Cependant, il est un fait que, depuis la guerre civile soutenue par les États-Unis de 2011 à 2016, l’Amérique avait déjà pris le contrôle des réserves de pétrole de la Syrie sous prétexte de les empêcher de tomber entre les mains de l’État islamique (ISIS). Ces réserves demeurent sous le contrôle des États-Unis, ce qui empêche économiquement le gouvernement syrien et épuise ses capacités militaires. Sur une armée de 350 000 soldats, seulement environ 130 000 soldats démoralisés restent. Quand l’armée d’un pays est incapable de combattre, combien de temps les forces étrangères peuvent-elles la défendre ?
Avec la prise de la Syrie par les jihadistes, l’influence de la Russie dans la région diminuera considérablement, ce qui marquera une défaite pour le bloc Russie-Chine et une victoire pour le bloc dirigé par les États-Unis. Religieusement, une secte tombe tandis qu'une autre a pris le pouvoir.

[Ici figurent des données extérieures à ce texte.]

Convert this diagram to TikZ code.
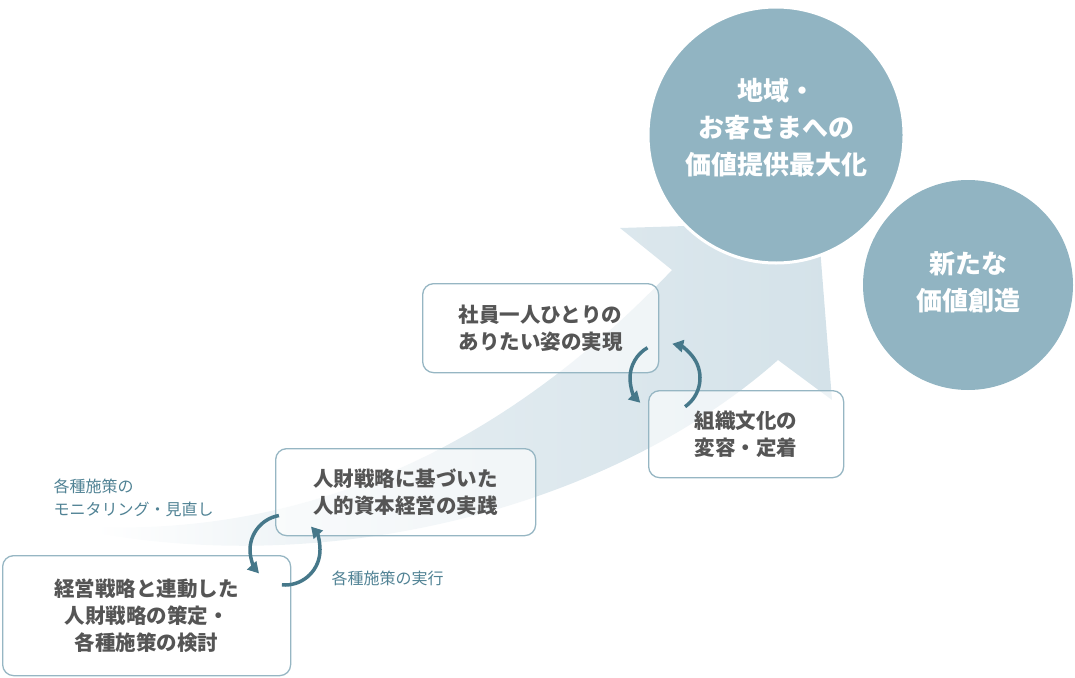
\documentclass[tikz,border=0pt]{standalone}
\usepackage{fontspec}
\setmainfont{Noto Sans CJK JP}
\usetikzlibrary{arrows.meta,shadings,calc}
\definecolor{teal-c}{RGB}{145, 180, 194}
\definecolor{box-b}{RGB}{150, 182, 195}
\definecolor{cyc}{RGB}{70, 120, 138}
\definecolor{txt}{RGB}{85, 85, 85}
\definecolor{lbl}{RGB}{80, 130, 148}
\definecolor{flow}{RGB}{212, 226, 233}

\begin{document}
\begin{tikzpicture}[x=1pt,y=-1pt]

\tikzset{stage/.style={draw=box-b, line width=1.3, rounded corners=11, fill=white, fill opacity=0.6,
  text opacity=1, text=txt, font=\bfseries\fontsize{20.5}{27}\selectfont, align=center, anchor=north west}}
\tikzset{goal/.style={circle, fill=teal-c}}
\tikzset{goaltext/.style={text=white, font=\bfseries\fontsize{26}{37}\selectfont, align=center}}
\tikzset{note/.style={text=lbl, font=\fontsize{16}{23}\selectfont, align=left, anchor=north west}}
\tikzset{cycle/.style={cyc, line width=3.5, -{Triangle[length=11,width=12]}}}

\useasboundingbox (0,0) rectangle (1075,677);

% big arrow
\shade[left color=white, right color=flow, middle color=flow!70!white]
 (95,527) .. controls (330,535) and (520,430) .. (672,270) -- (620,228) -- (818,222)
 -- (832,400) -- (778,360) .. controls (620,500) and (350,578) .. (95,533) -- cycle;

% circles
\node[goal, minimum size=210] (fresh) at (968,285) {};
\node[goal, draw=white, line width=3, minimum size=256] (value) at (776,135) {};
\node[goaltext] (valuet) at (776,128) {地域・\\お客さまへの\\価値提供最大化};
\node[goaltext] (freshT) at (968,282) {新たな\\価値創造};

% stages
\node[stage, minimum width=288, minimum height=120] (plan) at (2,555) {経営戦略と連動した\\人財戦略の策定・\\各種施策の検討};
\node[stage, minimum width=260, minimum height=87] (act) at (275,448) {人財戦略に基づいた\\人的資本経営の実践};
\node[stage, minimum width=236, minimum height=89] (self) at (422,283) {社員一人ひとりの\\ありたい姿の実現};
\node[stage, minimum width=195, minimum height=87] (culture) at (648,390) {組織文化の\\変容・定着};

% notes
\node[note] (monitor) at (50,475) {各種施策の\\モニタリング・見直し};
\node[note] (run) at (328,567) {各種施策の実行};

% cycles
\coordinate (c1) at (285,550);
\coordinate (c2) at (665,378);
\draw[cycle] ($(c1)+(-100:35)$) arc[start angle=-100, end angle=-222, radius=35];
\draw[cycle] ($(c1)+(95:35)$) arc[start angle=95, end angle=-42, radius=35];
\draw[cycle] ($(c2)+(-120:35)$) arc[start angle=-120, end angle=-225, radius=35];
\draw[cycle] ($(c2)+(55:35)$) arc[start angle=55, end angle=-78, radius=35];

\end{tikzpicture}
\end{document}
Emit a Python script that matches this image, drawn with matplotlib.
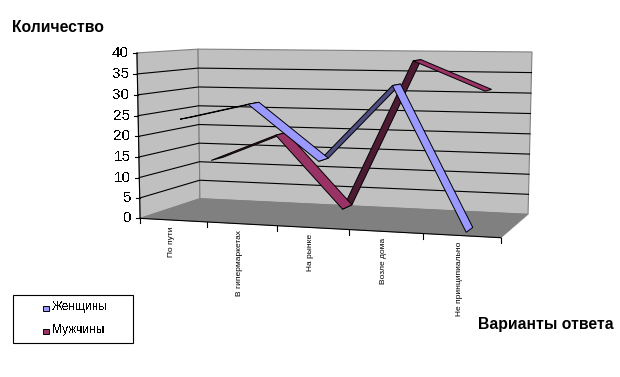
import numpy as np
import matplotlib
matplotlib.use('Agg')
import matplotlib.pyplot as plt
from matplotlib.patches import Polygon, Rectangle

categories = ['По пути', 'В гипермаркетах', 'На рынке', 'Возле дома', 'Не принципиально']
women = [24, 28, 15, 33, 0]
men = [12, 19, 1, 38, 31]
yticks = [0, 5, 10, 15, 20, 25, 30, 35, 40]

plt.rcParams['font.family'] = ['Liberation Sans', 'DejaVu Sans']
plt.rcParams['text.antialiased'] = False

# box corners of the 3d chart on the picture (u, v, d) -> pixel
corners = [
    ((0, 0, 0), (140, 218)), ((0, 1, 0), (137, 53)),
    ((0, 0, 1), (200, 199)), ((0, 1, 1), (198, 49)),
    ((1, 0, 1), (528, 214)), ((1, 1, 1), (532, 52)),
    ((1, 0, 0), (501, 238)),
]
A = []
b = []
for (u, v, d), (px, py) in corners:
    A.append([u, v, d, 1, 0, 0, 0, 0, -px*u, -px*v, -px*d])
    A.append([0, 0, 0, 0, u, v, d, 1, -py*u, -py*v, -py*d])
    b += [px, py]
P = np.linalg.lstsq(np.array(A, float), np.array(b, float), rcond=None)[0]
P = np.append(P, 1).reshape(3, 4)


def proj(cat, val, depth):
    h = P @ np.array([cat/len(categories), val/40, depth, 1])
    return h[0]/h[2], h[1]/h[2]


fig = plt.figure(figsize=(6.2, 3.77), dpi=100)
ax = fig.add_axes([0, 0, 1, 1])
ax.set_xlim(0, 620)
ax.set_ylim(377, 0)
ax.axis('off')

n = len(categories)
wall = '#C0C0C0'
edge = '#808080'
ax.add_patch(Polygon([proj(0, 0, 0), proj(0, 40, 0), proj(0, 40, 1), proj(0, 0, 1)], fc=wall, ec=edge, lw=0.8, zorder=1))
ax.add_patch(Polygon([proj(0, 0, 1), proj(0, 40, 1), proj(n, 40, 1), proj(n, 0, 1)], fc=wall, ec=edge, lw=0.8, zorder=1))
ax.add_patch(Polygon([proj(0, 0, 0), proj(n, 0, 0), proj(n, 0, 1), proj(0, 0, 1)], fc='#808080', ec='#808080', lw=0.5, zorder=1))

# grid on both walls
for t in yticks[1:-1]:
    ax.plot(*zip(proj(0, t, 0), proj(0, t, 1), proj(n, t, 1)), color='k', lw=0.8, zorder=2)

# axes
ax.plot(*zip(proj(0, 0, 0), proj(0, 40, 0)), color='k', lw=0.8, zorder=5)
ax.plot(*zip(proj(0, 0, 0), proj(n, 0, 0)), color='k', lw=0.8, zorder=5)
for t in yticks:
    x, y = proj(0, t, 0)
    ax.plot([x-4, x], [y, y], color='k', lw=0.8, zorder=5)
    ax.text(x-8, y, str(t), ha='right', va='center', fontsize=11)
for i in range(n+1):
    x, y = proj(i, 0, 0)
    ax.plot([x, x], [y, y+5], color='k', lw=0.8, zorder=5)
for i, c in enumerate(categories):
    x, y = proj(i+0.5, 0, 0)
    ax.text(x-2, y+6, c, rotation=90, ha='right', va='center', rotation_mode='anchor', fontsize=6, antialiased=True)


def ribbon(vals, d0, d1, light, dark, z):
    for i in range(len(vals)-1):
        a = proj(i+0.5, vals[i], d0)
        b = proj(i+1.5, vals[i+1], d0)
        c = proj(i+1.5, vals[i+1], d1)
        e = proj(i+0.5, vals[i], d1)
        q = np.array([a, b, c, e])
        area = 0.5*np.sum(q[:, 0]*np.roll(q[:, 1], -1) - np.roll(q[:, 0], -1)*q[:, 1])
        col = dark if vals[i+1] > vals[i] else light
        ax.add_patch(Polygon(q, fc=col, ec='k', lw=0.7, zorder=z+(0.5 if area < 0 else 0)))


ribbon(men, 0.65, 0.87, '#993366', '#4D1A33', 3)
ribbon(women, 0.13, 0.33, '#9999FF', '#4D4D80', 4)

ax.text(12, 28, 'Количество', fontsize=11.3, fontweight='bold', va='center', antialiased=True)
ax.text(478, 324, 'Варианты ответа', fontsize=11.3, fontweight='bold', va='center', antialiased=True)

# legend
ax.add_patch(Rectangle((13, 295), 120, 48, fc='w', ec='k', lw=0.8))
for y, lab, col in [(308, 'Женщины', '#9999FF'), (331, 'Мужчины', '#993366')]:
    ax.add_patch(Rectangle((43, y-2.5), 6, 5, fc=col, ec='k', lw=0.7))
    ax.text(52, y-1, lab, fontsize=8.6, va='center')

fig.savefig('out.png', dpi=100)
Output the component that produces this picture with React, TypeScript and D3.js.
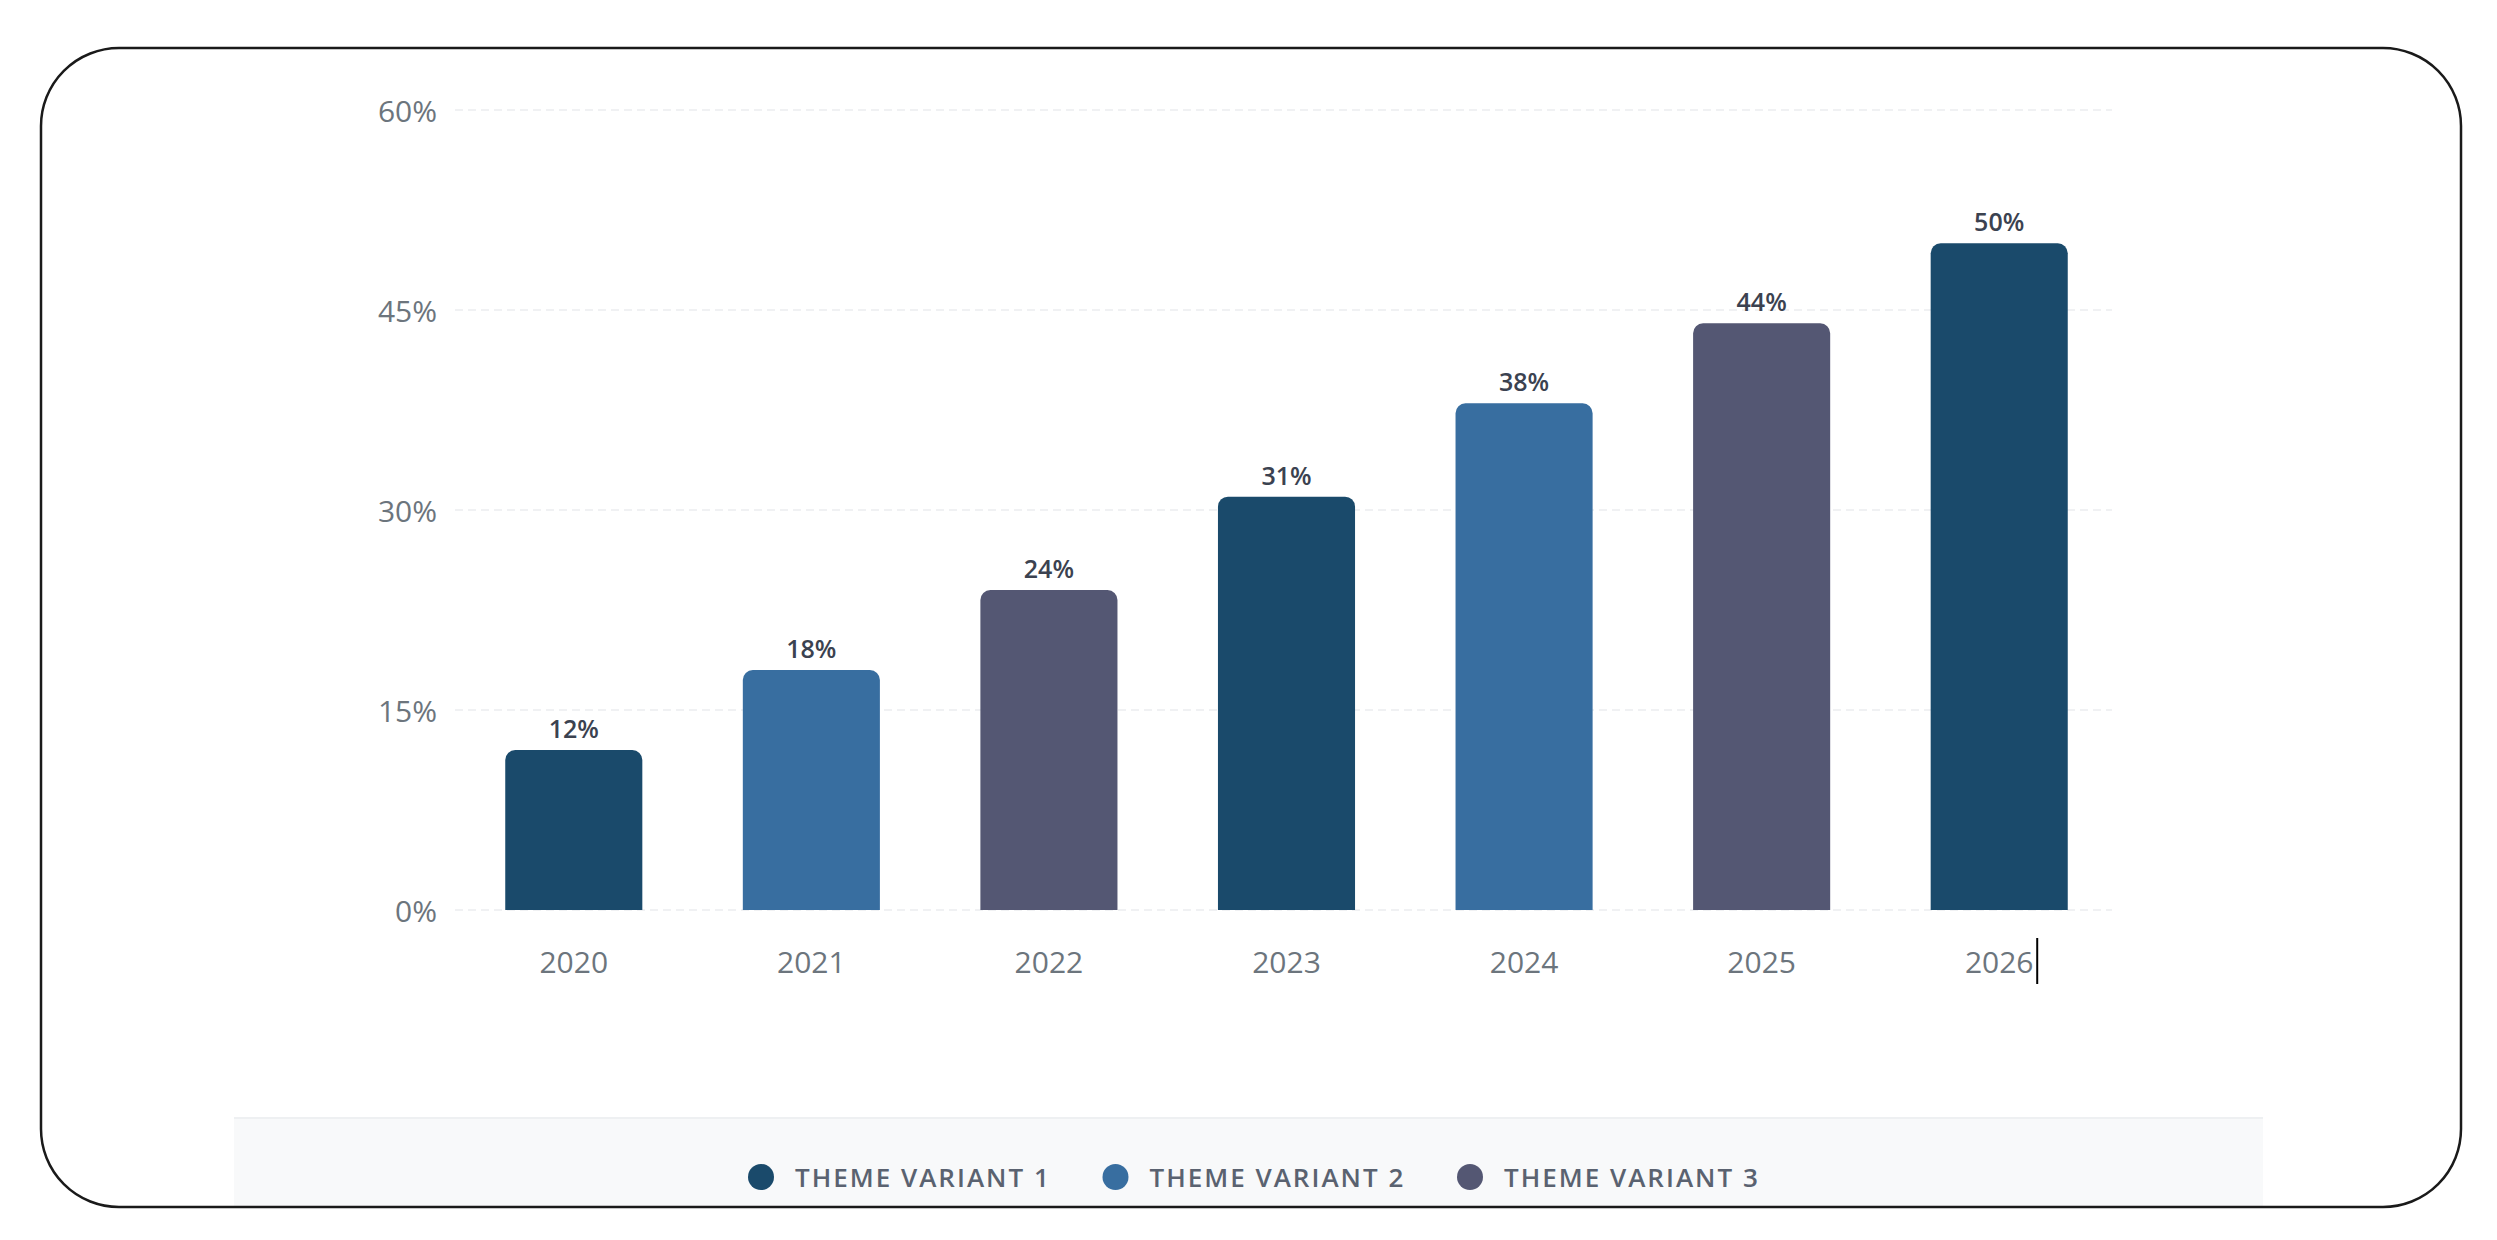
import React from "react";
import * as d3 from "d3";

const years = ["2020", "2021", "2022", "2023", "2024", "2025", "2026"];
const values = [12, 18, 24, 31, 38, 44, 50];
const variantOf = [0, 1, 2, 0, 1, 2, 0];
const yTicks = [0, 15, 30, 45, 60];
const legendLabels = ["THEME VARIANT 1", "THEME VARIANT 2", "THEME VARIANT 3"];
const palette = ["#1a4a6b", "#386ea0", "#545773"];

const W = 2497;
const H = 1240;
const FONT = "'Open Sans', 'Noto Sans', sans-serif";

function topRoundedBar(x: number, y: number, w: number, h: number, r: number) {
  const rr = Math.min(r, h, w / 2);
  const p = d3.path();
  p.moveTo(x, y + h);
  p.lineTo(x, y + rr);
  p.arcTo(x, y, x + rr, y, rr);
  p.lineTo(x + w - rr, y);
  p.arcTo(x + w, y, x + w, y + rr, rr);
  p.lineTo(x + w, y + h);
  p.closePath();
  return p.toString();
}

export default function App() {
  const x = d3
    .scaleBand<string>()
    .domain(years)
    .range([455, 2118])
    .paddingInner(0.423)
    .paddingOuter(0.2115);
  const y = d3.scaleLinear().domain([0, 60]).range([910, 110]);

  const legendStart = 761;
  const legendStep = 354.5;
  const legendY = 1177;
  const lastYear = years[years.length - 1];

  return (
    <svg
      width={W}
      height={H}
      style={{ position: "fixed", left: 0, top: 0, background: "#fff" }}
      fontFamily={FONT}
    >
      <rect x={0} y={0} width={W} height={H} fill="#ffffff" />
      {/* legend panel */}
      <rect x={234} y={1117} width={2029} height={90} fill="#f8f9fa" />
      <line x1={234} x2={2263} y1={1118} y2={1118} stroke="#eef0f2" strokeWidth={2} />

      {/* outer frame */}
      <rect
        x={41}
        y={48}
        width={2420}
        height={1159}
        rx={78}
        ry={78}
        fill="none"
        stroke="#1a1a1a"
        strokeWidth={2.5}
      />

      {/* grid */}
      {yTicks.map((t) => (
        <g key={t}>
          <line
            x1={455}
            x2={2112}
            y1={y(t)}
            y2={y(t)}
            stroke="#ebedf0"
            strokeWidth={1.5}
            strokeDasharray="8 5"
          />
          <text
            x={437}
            y={y(t)}
            textAnchor="end"
            dominantBaseline="central"
            fontSize={30}
            fill="#6c757d"
          >
            {t}%
          </text>
        </g>
      ))}

      {/* bars */}
      {years.map((yr, i) => {
        const bx = x(yr)!;
        const bw = x.bandwidth();
        const top = y(values[i]);
        return (
          <g key={yr}>
            <path
              d={topRoundedBar(bx, top, bw, y(0) - top, 10)}
              fill={palette[variantOf[i]]}
            />
            <text
              x={bx + bw / 2}
              y={top - 12}
              textAnchor="middle"
              fontSize={25}
              fontWeight={600}
              fill="#3b4250"
            >
              {values[i]}%
            </text>
            <text
              x={bx + bw / 2}
              y={973}
              textAnchor="middle"
              fontSize={30}
              fill="#6c757d"
            >
              {yr}
            </text>
          </g>
        );
      })}

      {/* text caret after last label */}
      <line
        x1={x(lastYear)! + x.bandwidth() / 2 + 38}
        x2={x(lastYear)! + x.bandwidth() / 2 + 38}
        y1={938}
        y2={984}
        stroke="#000"
        strokeWidth={2}
      />

      {/* legend */}
      {legendLabels.map((lbl, i) => {
        const cx = legendStart + legendStep * i;
        return (
          <g key={lbl}>
            <circle cx={cx} cy={legendY} r={13} fill={palette[i]} />
            <text
              x={cx + 34}
              y={legendY}
              dominantBaseline="central"
              fontSize={26}
              fontWeight={600}
              letterSpacing={2}
              fill="#5a6270"
            >
              {lbl}
            </text>
          </g>
        );
      })}
    </svg>
  );
}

Notre parti estime que ces événements auront des conséquences désastreuses pour le peuple syrien dans les jours à venir. Le Parti Communiste du Pakistan exprime sa solidarité avec le peuple syrien et les forces progressistes. Les communistes doivent s’abstenir de se réjouir ou de déplorer les batailles entre les blocs impérialistes ou les forces réactionnaires. Au lieu de cela, ils devraient se concentrer sur le renforcement de leur travail, l’organisation de luttes fondées sur les véritables problèmes du peuple, la formation des cadres du parti et l’intensification des efforts pour mener les masses vers une transformation favorable au peuple — une révolution socialiste.